Bild: Lieber Bunt statt Schwarz-Rot-Gold!
Mein Deutschland bleibt offen, weil es sonst bald nur noch zwei Farben hat:
Grau und Braun. Wie traurig wird das! Es braucht Mut zum Buntsein, aber es
ist so viel schöner und aufregender!Cornelia Funke, Autorin
Was wird aus der Europäischen Union werden, wenn es das Programm von immer
mehr Regierungsparteien ist, Menschenrechte mit Füßen zu treten? Ich kann
den Satz „Wehret den Anfängen!“ nicht mehr hören. Wir sind bereits
mittendrin.Michel Friedman, Jurist und Publizist
Die Vorstellung einer in sich geschlossenen „Festung Europa“, auch einer
„Festung Deutschland“, in allen Dimensionen ist nicht zukunftsfähig. Europa
bedeutet für mich Offenheit, Begegnung von Kulturen und Völkern,
Integration, Aufnahme neuer Ideen, Neugierde. Mich prägt darin das starke
Wort von Johannes Paul II.: Wenn man Europa sagt, soll das Öffnung heißen –
apertura! Kardinal Reinhard Marx
Mit „Mein Deutschland …“ zeigt sich bereits ein Denkfehler, denn es geht
nicht um ein Land – und schon gar nicht um „mein Land“. Es geht um das
universelle Recht jedes Individuums auf körperliche und seelische
Unversehrtheit und das Unrecht, jenen, die dieses Recht suchen oder
bewahren wollen, ihr Menschsein abzuerkennen, um sie an [1][Grenzen] nach
vermeintlicher Nützlichkeit aussortieren zu können. Samira El Ouassil,
Autorin und Podcasterin
Ein offenes Deutschland bedeutet für mich Inklusion, Solidarität und
Teilhabe. Es ist ein Ort, an dem jeder Mensch in Würde leben kann. Nur
durch gegenseitige Wertschätzung und Unterstützung können wir uns als
Gesellschaft stärken und gemeinsam wachsen. Gianni Jovanovic, Aktivist und
Performer
Ich will nicht in einem Land ohne Migranten leben, Deutschland nur mit
Biodeutschen wäre furchtbar. Christiane Rösinger, Musikerin und Autorin
Menschenrechte sind unteilbar und unverhandelbar. Sie gelten universell.

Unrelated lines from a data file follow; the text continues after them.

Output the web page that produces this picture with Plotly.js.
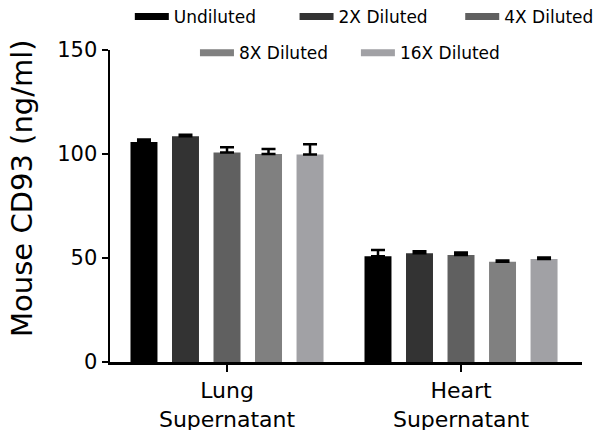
<!DOCTYPE html>
<html>
<head>
<meta charset="utf-8">
<script src="https://cdn.plot.ly/plotly-3.0.1.min.js"></script>
<style>html,body{margin:0;padding:0;background:#fff;}#chart{width:596px;height:430px;}</style>
</head>
<body>
<div id="chart"></div>
<script>
const categories = ["Lung<br>Supernatant", "Heart<br>Supernatant"];
const seriesNames = ["Undiluted", "2X Diluted", "4X Diluted", "8X Diluted", "16X Diluted"];
const undiluted = [105.8, 50.8];
const diluted2X = [108.5, 52.3];
const diluted4X = [100.7, 51.4];
const diluted8X = [100.0, 48.2];
const diluted16X = [99.7, 49.5];
const errUndiluted = [1.2, 3.0];
const err2X = [0.8, 1.0];
const err4X = [2.5, 1.3];
const err8X = [2.4, 0.6];
const err16X = [5.0, 0.8];
const yTicks = [0, 50, 100, 150];
const yTitle = "Mouse CD93 (ng/ml)";

const values = [undiluted, diluted2X, diluted4X, diluted8X, diluted16X];
const errors = [errUndiluted, err2X, err4X, err8X, err16X];
const colors = ["#000000", "#333333", "#606060", "#808080", "#a1a1a5"];
const FONT = "DejaVu Sans, sans-serif";

// legend placement (paper coords) for each series entry
const legendX = [0.042, 0.391, 0.742, 0.18, 0.521];
const legendY = [1.106, 1.106, 1.106, 0.99, 0.99];
const legendIds = ["legend", "legend2", "legend3", "legend4", "legend5"];

const traces = [];
values.forEach((v, i) => {
  traces.push({
    type: "bar", x: categories, y: v, name: seriesNames[i],
    marker: {color: colors[i]}, showlegend: false,
    error_y: {type: "data", array: errors[i], arrayminus: errors[i].map(() => 0), symmetric: false,
              color: "#000", thickness: 2.5, width: 7}
  });
});
values.forEach((v, i) => {
  traces.push({
    type: "scatter", mode: "lines", x: [null], y: [null], name: seriesNames[i],
    line: {color: colors[i], width: 7},
    legend: legendIds[i], hoverinfo: "skip"
  });
});

const layout = {
  width: 596, height: 430,
  margin: {l: 110, r: 14, t: 50, b: 68, autoexpand: false},
  paper_bgcolor: "#fff", plot_bgcolor: "#fff",
  barmode: "group", bargap: 0.113, bargroupgap: 0.35,
  font: {family: FONT, color: "#000"},
  xaxis: {
    type: "category", range: [-0.5, 1.517],
    showline: true, linecolor: "#000", linewidth: 2.5,
    ticks: "outside", ticklen: 7, tickwidth: 2, tickcolor: "#000",
    tickfont: {family: FONT, size: 22, color: "#000"},
    showgrid: false, zeroline: false, fixedrange: true
  },
  yaxis: {
    range: [0, 150], tickvals: yTicks, ticktext: yTicks.map(String),
    showline: true, linecolor: "#000", linewidth: 2.5,
    ticks: "outside", ticklen: 6, tickwidth: 2, tickcolor: "#000",
    tickfont: {family: FONT, size: 21, color: "#000"},
    showgrid: false, zeroline: false, fixedrange: true
  },
  annotations: [{
    text: yTitle, xref: "paper", yref: "paper", x: -0.1864, y: 0.558,
    xanchor: "center", yanchor: "middle", textangle: -90, showarrow: false,
    font: {family: FONT, size: 29, color: "#000"}
  }]
};
legendIds.forEach((id, i) => {
  layout[id] = {
    orientation: "h", font: {family: FONT, size: 17, color: "#000"},
    bgcolor: "rgba(0,0,0,0)", itemwidth: 34,
    x: legendX[i], y: legendY[i], xanchor: "left", yanchor: "middle"
  };
});

Plotly.newPlot("chart", traces, layout, {displayModeBar: false, staticPlot: true});
</script>
</body>
</html>
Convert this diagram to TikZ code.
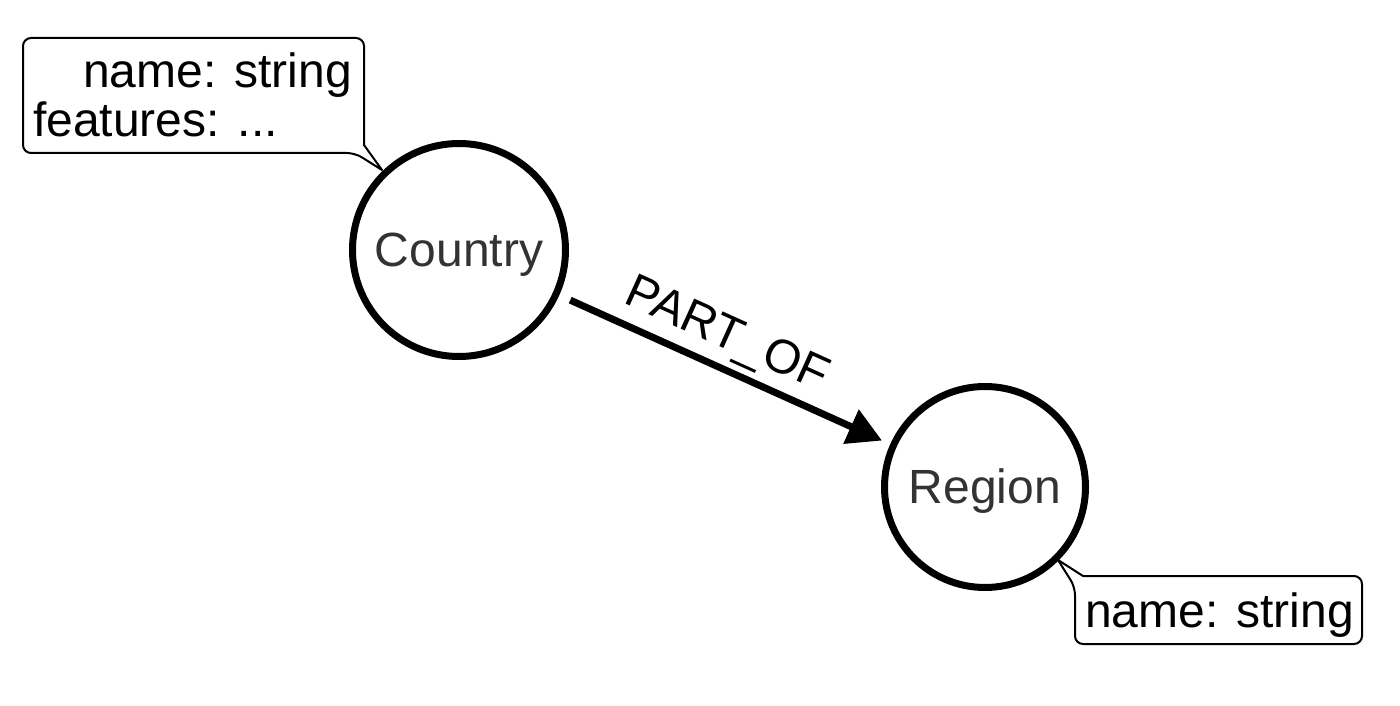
\documentclass[tikz,border=0pt]{standalone}
\usepackage{fontspec}
\setmainfont{Liberation Sans}
\usetikzlibrary{arrows.meta}
\definecolor{nodetext}{HTML}{333333}
\begin{document}
\begin{tikzpicture}[x=1pt,y=-1pt,
  entity/.style={circle,draw=black,line width=7pt,inner sep=0pt,text=nodetext,font=\fontsize{48}{56}\selectfont},
  callout/.style={draw=black,line width=2pt,fill=white,line join=round},
  calltext/.style={inner sep=0pt,font=\fontsize{48}{56}\selectfont},
  relation/.style={line width=7pt,-{Triangle[length=34pt,width=36pt]},shorten <=12pt,shorten >=9pt},
  rellabel/.style={inner sep=0pt,font=\fontsize{48}{56}\selectfont}]
\useasboundingbox (0,0) rectangle (1400,706);
\fill[white] (0,0) rectangle (1400,706);

\node[entity,minimum size=213pt] (country) at (459,250) {};
\node[nodetext,font=\fontsize{48}{56}\selectfont,anchor=base,inner sep=0pt] (countrylbl) at (459,266) {Country};
\node[entity,minimum size=201pt] (region) at (985,487) {};
\node[nodetext,font=\fontsize{48}{56}\selectfont,anchor=base,inner sep=0pt] (regionlbl) at (985,503) {Region};

\draw[relation] (country) -- (region);
\node[rellabel,anchor=base,rotate=-24.3] (partof) at (721,347) {PART\_OF};

% callout for Country
\coordinate (tipA) at (382,170);
\draw[callout] (355,153) [sharp corners] -- (tipA) -- (364,145) [rounded corners=8pt] -- (364,38) -- (23,38) -- (23,153) -- cycle;
\node[calltext,anchor=base east] (cname) at (352,88) {name: string};
\node[calltext,anchor=base west] (cfeat) at (33,137) {features: ...};

% callout for Region
\coordinate (tipB) at (1058,560);
\draw[callout] (1075,587) [sharp corners] -- (tipB) -- (1083,576) [rounded corners=8pt] -- (1362,576) -- (1362,644) -- (1075,644) -- cycle;
\node[calltext,anchor=base west] (rname) at (1085,627) {name: string};
\end{tikzpicture}
\end{document}
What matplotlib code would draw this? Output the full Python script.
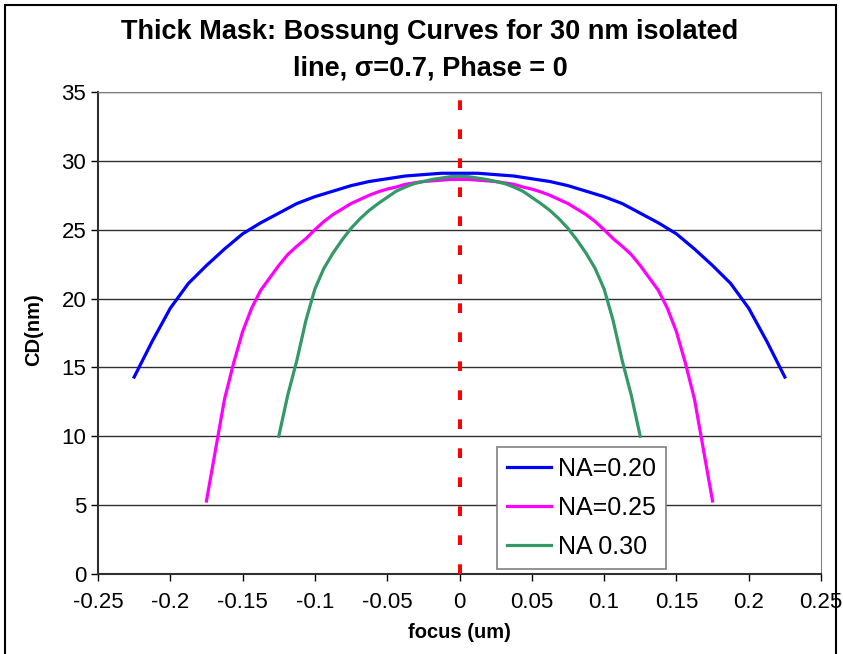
import matplotlib.pyplot as plt
from matplotlib.patches import Rectangle

plt.rcParams['font.family'] = ['Liberation Sans', 'DejaVu Sans']

# focus (um) and CD (nm) for each numerical aperture
focus_020 = [-0.225, -0.2125, -0.2, -0.1875, -0.175, -0.1625, -0.15, -0.1375, -0.125,
             -0.1125, -0.1, -0.0875, -0.075, -0.0625, -0.05, -0.0375, -0.025, -0.0125, 0.0,
             0.0125, 0.025, 0.0375, 0.05, 0.0625, 0.075, 0.0875, 0.1, 0.1125, 0.125,
             0.1375, 0.15, 0.1625, 0.175, 0.1875, 0.2, 0.2125, 0.225]
cd_020 = [14.3, 16.9, 19.3, 21.1, 22.4, 23.6, 24.7, 25.5, 26.2,
          26.9, 27.4, 27.8, 28.2, 28.5, 28.7, 28.9, 29.0, 29.1, 29.1,
          29.1, 29.0, 28.9, 28.7, 28.5, 28.2, 27.8, 27.4, 26.9, 26.2,
          25.5, 24.7, 23.6, 22.4, 21.1, 19.3, 16.9, 14.3]

focus_025 = [-0.175, -0.16875, -0.1625, -0.15625, -0.15, -0.14375, -0.1375, -0.13125,
             -0.125, -0.11875, -0.1125, -0.10625, -0.1, -0.09375, -0.0875, -0.08125,
             -0.075, -0.06875, -0.0625, -0.05625, -0.05, -0.04375, -0.0375, -0.03125,
             -0.025, -0.01875, -0.0125, -0.00625, 0.0,
             0.00625, 0.0125, 0.01875, 0.025, 0.03125, 0.0375, 0.04375, 0.05, 0.05625,
             0.0625, 0.06875, 0.075, 0.08125, 0.0875, 0.09375, 0.1, 0.10625, 0.1125,
             0.11875, 0.125, 0.13125, 0.1375, 0.14375, 0.15, 0.15625, 0.1625, 0.16875, 0.175]
cd_025 = [5.3, 9.0, 12.7, 15.3, 17.6, 19.3, 20.6, 21.5,
          22.4, 23.2, 23.8, 24.35, 25.0, 25.6, 26.1, 26.5,
          26.9, 27.2, 27.5, 27.75, 27.95, 28.1, 28.3, 28.4,
          28.5, 28.55, 28.6, 28.65, 28.65,
          28.65, 28.6, 28.55, 28.5, 28.4, 28.3, 28.1, 27.95, 27.75,
          27.5, 27.2, 26.9, 26.5, 26.1, 25.6, 25.0, 24.35, 23.8,
          23.2, 22.4, 21.5, 20.6, 19.3, 17.6, 15.3, 12.7, 9.0, 5.3]

focus_030 = [-0.125, -0.11875, -0.1125, -0.10625, -0.1, -0.09375, -0.0875, -0.08125,
             -0.075, -0.06875, -0.0625, -0.05625, -0.05, -0.04375, -0.0375, -0.03125,
             -0.025, -0.01875, -0.0125, -0.00625, 0.0,
             0.00625, 0.0125, 0.01875, 0.025, 0.03125, 0.0375, 0.04375, 0.05, 0.05625,
             0.0625, 0.06875, 0.075, 0.08125, 0.0875, 0.09375, 0.1, 0.10625, 0.1125,
             0.11875, 0.125]
cd_030 = [10.0, 13.0, 15.5, 18.4, 20.7, 22.2, 23.3, 24.25,
          25.1, 25.8, 26.4, 26.9, 27.35, 27.8, 28.1, 28.35,
          28.5, 28.65, 28.75, 28.85, 28.87,
          28.85, 28.75, 28.65, 28.5, 28.35, 28.1, 27.8, 27.35, 26.9,
          26.4, 25.8, 25.1, 24.25, 23.3, 22.2, 20.7, 18.4, 15.5,
          13.0, 10.0]

fig = plt.figure(figsize=(8.43, 6.54), dpi=100)
ax = fig.add_axes([98 / 843, 1 - 574 / 654, 723 / 843, 482 / 654])

# black frame round the whole chart
fig.patches.append(Rectangle((5 / 843, -0.05), 831 / 843, 1.05 - 5 / 654,
                             transform=fig.transFigure, fill=False,
                             edgecolor='black', linewidth=1.5))

ax.plot(focus_020, cd_020, color='#0000FF', linewidth=2.3, label='NA=0.20')
ax.plot(focus_025, cd_025, color='#FF00FF', linewidth=2.3, label='NA=0.25')
ax.plot(focus_030, cd_030, color='#339966', linewidth=2.3, label='NA 0.30')
ax.plot([0, 0], [0, 35], color='#FF0000', linewidth=2.9, dashes=(2.4, 4.8), zorder=5)

ax.set_xlim(-0.25, 0.25)
ax.set_ylim(0, 35)
ax.set_xticks([-0.25, -0.2, -0.15, -0.1, -0.05, 0, 0.05, 0.1, 0.15, 0.2, 0.25])
ax.set_xticklabels(['-0.25', '-0.2', '-0.15', '-0.1', '-0.05', '0',
                    '0.05', '0.1', '0.15', '0.2', '0.25'])
ax.set_yticks(range(0, 36, 5))
ax.tick_params(axis='both', labelsize=16, direction='out', length=5, width=1)
ax.tick_params(axis='x', pad=8)
ax.yaxis.grid(True, color='#303030', linewidth=1)
ax.set_axisbelow(True)

for side in ['top', 'right']:
    ax.spines[side].set_color('#808080')
for side in ['left', 'bottom']:
    ax.spines[side].set_color('#303030')
    ax.spines[side].set_linewidth(1.5)

fig.text(430 / 843, 1 - 32 / 654, 'Thick Mask: Bossung Curves for 30 nm isolated',
         ha='center', va='center', fontsize=19.5, fontweight='bold')
fig.text(430 / 843, 1 - 68 / 654, 'line, σ=0.7, Phase = 0',
         ha='center', va='center', fontsize=19.5, fontweight='bold')
fig.text(34 / 843, 1 - 330 / 654, 'CD(nm)', rotation=90,
         ha='center', va='center', fontsize=14.5, fontweight='bold')
fig.text(459 / 843, 1 - 633 / 654, 'focus (um)',
         ha='center', va='center', fontsize=14.5, fontweight='bold')

leg = ax.legend(loc='lower left', bbox_to_anchor=(0.552, 0.0104), fontsize=18,
                fancybox=False, framealpha=1, edgecolor='#808080',
                handlelength=1.75, handletextpad=0.3, labelspacing=0.6,
                borderpad=0.4, borderaxespad=0)
leg.get_frame().set_linewidth(1.2)

plt.savefig('out.png', dpi=100)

Jedem Geflüchteten steht ein rechtsstaatliches Aufnahmeverfahren zu. Wer
die Grenzen schließen will, verrät die Menschenrechte, die grundlegende
Idee von offener Gesellschaft und Freiheit und leugnet die historische wie
gegenwärtige Verantwortung Deutschlands und Europas für Fluchtursachen.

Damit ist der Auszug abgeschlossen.